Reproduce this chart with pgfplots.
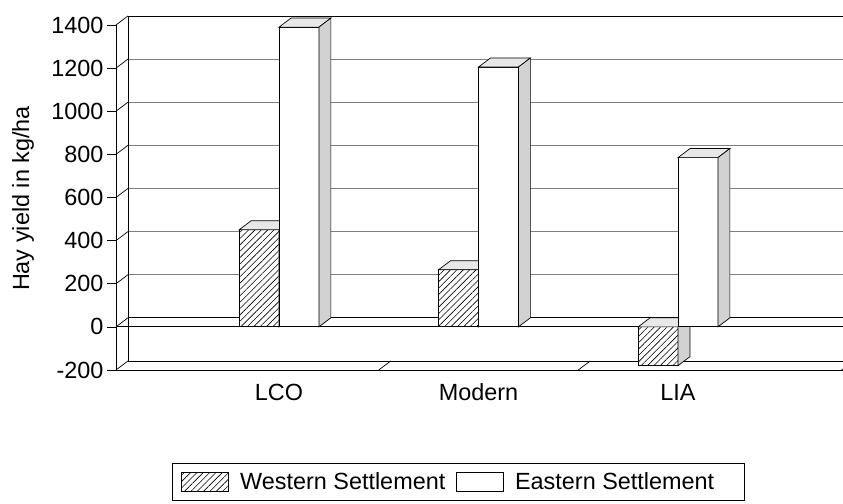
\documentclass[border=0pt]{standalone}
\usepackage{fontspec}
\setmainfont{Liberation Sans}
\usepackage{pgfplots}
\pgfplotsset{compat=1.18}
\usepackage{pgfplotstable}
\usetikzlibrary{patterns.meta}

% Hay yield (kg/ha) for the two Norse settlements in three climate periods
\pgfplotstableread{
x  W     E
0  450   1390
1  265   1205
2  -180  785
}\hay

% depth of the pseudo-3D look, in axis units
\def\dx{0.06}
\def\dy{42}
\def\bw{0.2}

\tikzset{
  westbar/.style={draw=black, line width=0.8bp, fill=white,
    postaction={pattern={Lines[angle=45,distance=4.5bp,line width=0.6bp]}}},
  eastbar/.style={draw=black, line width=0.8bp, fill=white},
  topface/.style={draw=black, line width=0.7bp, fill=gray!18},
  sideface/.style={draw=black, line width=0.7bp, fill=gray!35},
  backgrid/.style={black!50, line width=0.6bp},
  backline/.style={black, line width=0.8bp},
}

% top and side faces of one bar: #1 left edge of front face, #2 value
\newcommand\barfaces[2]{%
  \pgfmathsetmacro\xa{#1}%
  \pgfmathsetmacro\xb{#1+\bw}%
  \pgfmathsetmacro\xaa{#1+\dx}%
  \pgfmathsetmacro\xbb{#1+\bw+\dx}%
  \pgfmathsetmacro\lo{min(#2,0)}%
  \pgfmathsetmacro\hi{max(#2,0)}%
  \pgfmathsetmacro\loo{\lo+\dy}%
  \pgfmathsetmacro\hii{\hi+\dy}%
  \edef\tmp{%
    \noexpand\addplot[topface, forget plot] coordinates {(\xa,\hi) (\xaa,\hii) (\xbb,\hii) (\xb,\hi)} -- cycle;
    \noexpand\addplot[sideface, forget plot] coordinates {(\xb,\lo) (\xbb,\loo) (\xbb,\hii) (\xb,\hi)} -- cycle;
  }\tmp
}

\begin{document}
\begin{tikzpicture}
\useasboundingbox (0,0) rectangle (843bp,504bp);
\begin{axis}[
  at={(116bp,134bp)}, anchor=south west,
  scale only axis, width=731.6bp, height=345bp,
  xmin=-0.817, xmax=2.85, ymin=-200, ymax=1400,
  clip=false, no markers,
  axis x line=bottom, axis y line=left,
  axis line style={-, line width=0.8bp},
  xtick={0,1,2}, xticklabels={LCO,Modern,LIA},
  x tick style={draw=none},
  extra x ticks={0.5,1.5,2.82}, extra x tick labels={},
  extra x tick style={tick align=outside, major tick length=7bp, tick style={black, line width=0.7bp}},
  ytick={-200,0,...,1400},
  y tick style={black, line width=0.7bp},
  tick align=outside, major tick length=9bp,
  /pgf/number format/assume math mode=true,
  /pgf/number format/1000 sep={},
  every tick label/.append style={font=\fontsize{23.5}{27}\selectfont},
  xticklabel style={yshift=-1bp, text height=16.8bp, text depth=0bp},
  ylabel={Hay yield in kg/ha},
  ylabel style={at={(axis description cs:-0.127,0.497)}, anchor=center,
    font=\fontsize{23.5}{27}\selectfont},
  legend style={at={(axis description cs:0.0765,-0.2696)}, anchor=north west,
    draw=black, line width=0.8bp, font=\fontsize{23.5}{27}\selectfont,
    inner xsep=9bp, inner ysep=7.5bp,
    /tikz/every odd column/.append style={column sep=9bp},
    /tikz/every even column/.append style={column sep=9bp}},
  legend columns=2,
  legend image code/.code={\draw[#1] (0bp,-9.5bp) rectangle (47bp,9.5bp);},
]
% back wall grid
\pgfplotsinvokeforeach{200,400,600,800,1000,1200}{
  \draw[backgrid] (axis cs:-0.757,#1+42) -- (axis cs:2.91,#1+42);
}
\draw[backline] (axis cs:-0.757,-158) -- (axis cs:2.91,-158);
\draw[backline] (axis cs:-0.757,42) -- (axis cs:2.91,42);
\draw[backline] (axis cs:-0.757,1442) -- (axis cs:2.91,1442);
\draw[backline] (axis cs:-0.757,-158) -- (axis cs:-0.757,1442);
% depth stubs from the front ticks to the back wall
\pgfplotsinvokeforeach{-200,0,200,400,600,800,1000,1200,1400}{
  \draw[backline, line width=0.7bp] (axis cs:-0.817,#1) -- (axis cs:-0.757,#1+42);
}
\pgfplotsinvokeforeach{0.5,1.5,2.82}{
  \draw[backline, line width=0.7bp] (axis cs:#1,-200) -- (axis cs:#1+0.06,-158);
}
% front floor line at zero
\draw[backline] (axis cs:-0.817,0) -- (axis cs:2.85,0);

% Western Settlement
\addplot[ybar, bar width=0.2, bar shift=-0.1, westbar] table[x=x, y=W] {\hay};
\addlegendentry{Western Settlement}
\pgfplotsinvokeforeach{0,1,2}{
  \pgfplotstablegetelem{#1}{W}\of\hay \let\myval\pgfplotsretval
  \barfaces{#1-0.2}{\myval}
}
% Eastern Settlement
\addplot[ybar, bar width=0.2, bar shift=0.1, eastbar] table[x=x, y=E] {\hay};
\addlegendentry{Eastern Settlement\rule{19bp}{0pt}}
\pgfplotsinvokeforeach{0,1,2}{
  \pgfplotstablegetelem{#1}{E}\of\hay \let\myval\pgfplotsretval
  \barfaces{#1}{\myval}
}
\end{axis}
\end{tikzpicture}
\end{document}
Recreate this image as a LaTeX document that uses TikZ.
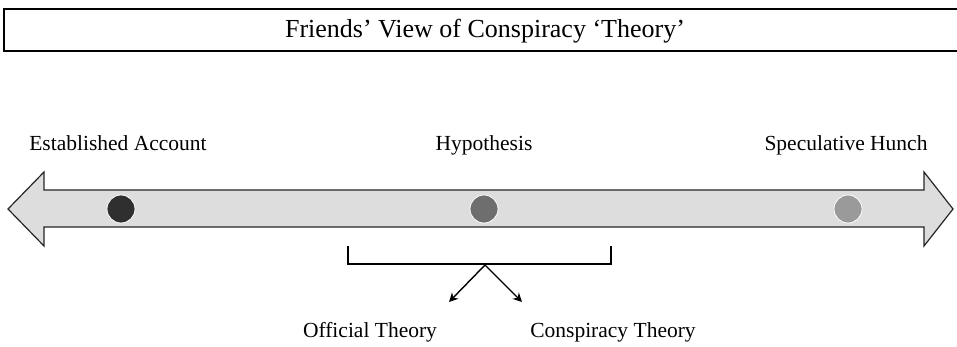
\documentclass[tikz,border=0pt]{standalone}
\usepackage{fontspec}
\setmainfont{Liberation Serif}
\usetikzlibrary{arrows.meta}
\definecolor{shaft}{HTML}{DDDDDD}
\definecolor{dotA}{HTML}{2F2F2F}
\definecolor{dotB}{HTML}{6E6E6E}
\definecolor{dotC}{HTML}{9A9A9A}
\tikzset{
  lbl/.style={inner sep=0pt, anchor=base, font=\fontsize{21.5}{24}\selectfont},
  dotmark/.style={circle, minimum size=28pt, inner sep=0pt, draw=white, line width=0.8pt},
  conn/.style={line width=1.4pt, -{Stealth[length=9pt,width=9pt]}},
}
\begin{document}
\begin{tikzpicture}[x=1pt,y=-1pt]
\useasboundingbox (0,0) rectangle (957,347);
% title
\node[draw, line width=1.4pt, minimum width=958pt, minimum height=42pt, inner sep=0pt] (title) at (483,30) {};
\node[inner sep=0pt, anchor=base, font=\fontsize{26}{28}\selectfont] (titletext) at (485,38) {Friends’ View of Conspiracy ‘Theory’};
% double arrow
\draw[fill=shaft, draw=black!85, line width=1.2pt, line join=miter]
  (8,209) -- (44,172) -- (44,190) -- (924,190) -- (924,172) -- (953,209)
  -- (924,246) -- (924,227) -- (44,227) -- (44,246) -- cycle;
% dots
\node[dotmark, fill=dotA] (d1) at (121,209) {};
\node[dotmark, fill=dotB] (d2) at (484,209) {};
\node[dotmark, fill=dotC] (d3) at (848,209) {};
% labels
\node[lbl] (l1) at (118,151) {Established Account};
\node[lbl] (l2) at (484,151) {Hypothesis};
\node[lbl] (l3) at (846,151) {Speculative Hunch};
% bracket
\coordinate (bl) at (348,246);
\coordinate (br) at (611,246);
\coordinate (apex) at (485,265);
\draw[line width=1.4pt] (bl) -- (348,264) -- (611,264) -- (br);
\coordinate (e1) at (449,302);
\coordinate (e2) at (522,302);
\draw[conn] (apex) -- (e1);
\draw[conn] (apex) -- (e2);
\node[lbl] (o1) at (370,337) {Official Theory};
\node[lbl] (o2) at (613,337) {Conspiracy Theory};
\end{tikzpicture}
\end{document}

┄┄┄┄┄┄

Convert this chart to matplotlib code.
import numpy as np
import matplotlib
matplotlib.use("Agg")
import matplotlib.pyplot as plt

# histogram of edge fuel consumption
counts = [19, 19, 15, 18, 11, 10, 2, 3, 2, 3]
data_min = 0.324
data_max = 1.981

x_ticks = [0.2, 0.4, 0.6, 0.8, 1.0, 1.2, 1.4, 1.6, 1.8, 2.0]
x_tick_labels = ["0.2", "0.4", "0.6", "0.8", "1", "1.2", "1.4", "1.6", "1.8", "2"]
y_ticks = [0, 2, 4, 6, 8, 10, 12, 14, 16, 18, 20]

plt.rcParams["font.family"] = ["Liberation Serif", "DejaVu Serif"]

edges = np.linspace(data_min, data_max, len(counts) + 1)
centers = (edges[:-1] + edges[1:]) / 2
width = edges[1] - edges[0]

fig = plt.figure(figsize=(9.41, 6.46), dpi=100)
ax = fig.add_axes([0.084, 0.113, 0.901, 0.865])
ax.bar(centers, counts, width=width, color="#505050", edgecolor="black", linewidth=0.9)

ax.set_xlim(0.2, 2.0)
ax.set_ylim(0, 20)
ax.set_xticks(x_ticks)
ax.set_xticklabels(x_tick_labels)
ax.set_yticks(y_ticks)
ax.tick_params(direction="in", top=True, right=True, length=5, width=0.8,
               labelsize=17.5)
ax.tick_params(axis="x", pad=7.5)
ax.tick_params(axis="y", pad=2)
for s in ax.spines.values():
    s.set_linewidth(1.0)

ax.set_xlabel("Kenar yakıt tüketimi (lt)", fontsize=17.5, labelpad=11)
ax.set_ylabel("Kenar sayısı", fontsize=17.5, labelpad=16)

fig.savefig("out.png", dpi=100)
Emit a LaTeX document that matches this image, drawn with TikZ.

┄┄┄┄┄┄

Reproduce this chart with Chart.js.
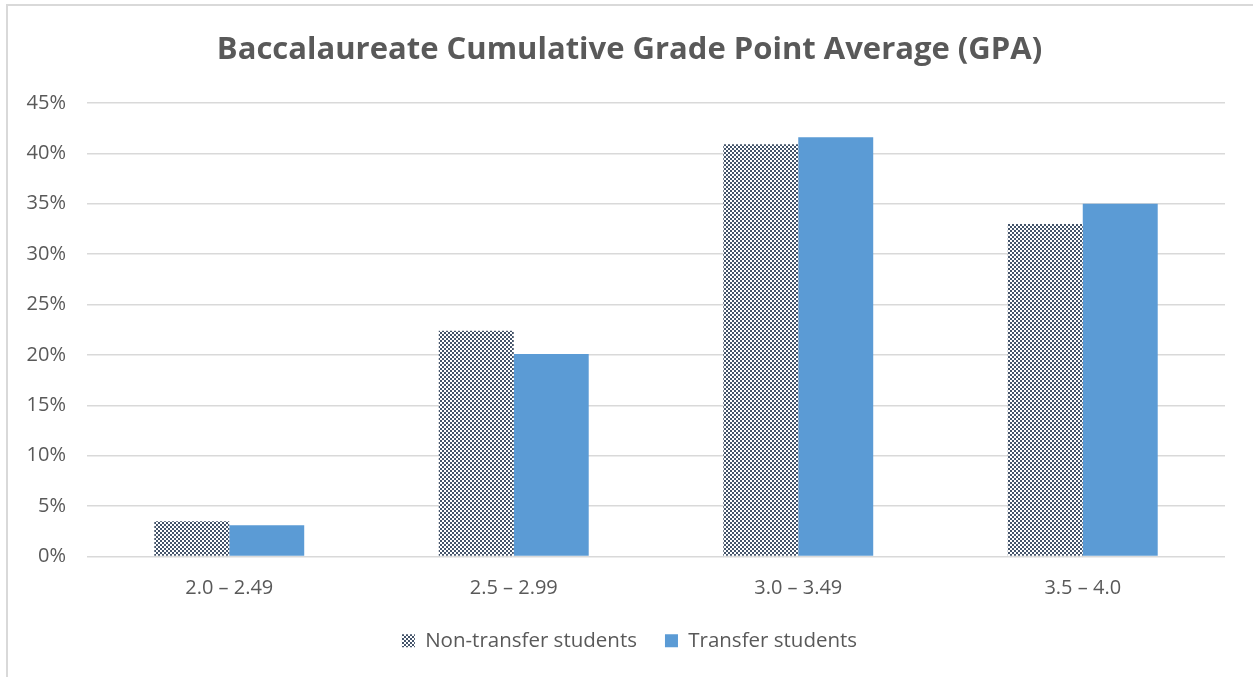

┄┄┄┄┄┄

**What the task requires:**
Look for the word "with" in every line of the listing and copy the lines that have it.

**Reply to the task:**
Reproduce this chart with pgfplots.
Emit a LaTeX document that matches this image, drawn with TikZ.
Reproduce this chart with Chart.js.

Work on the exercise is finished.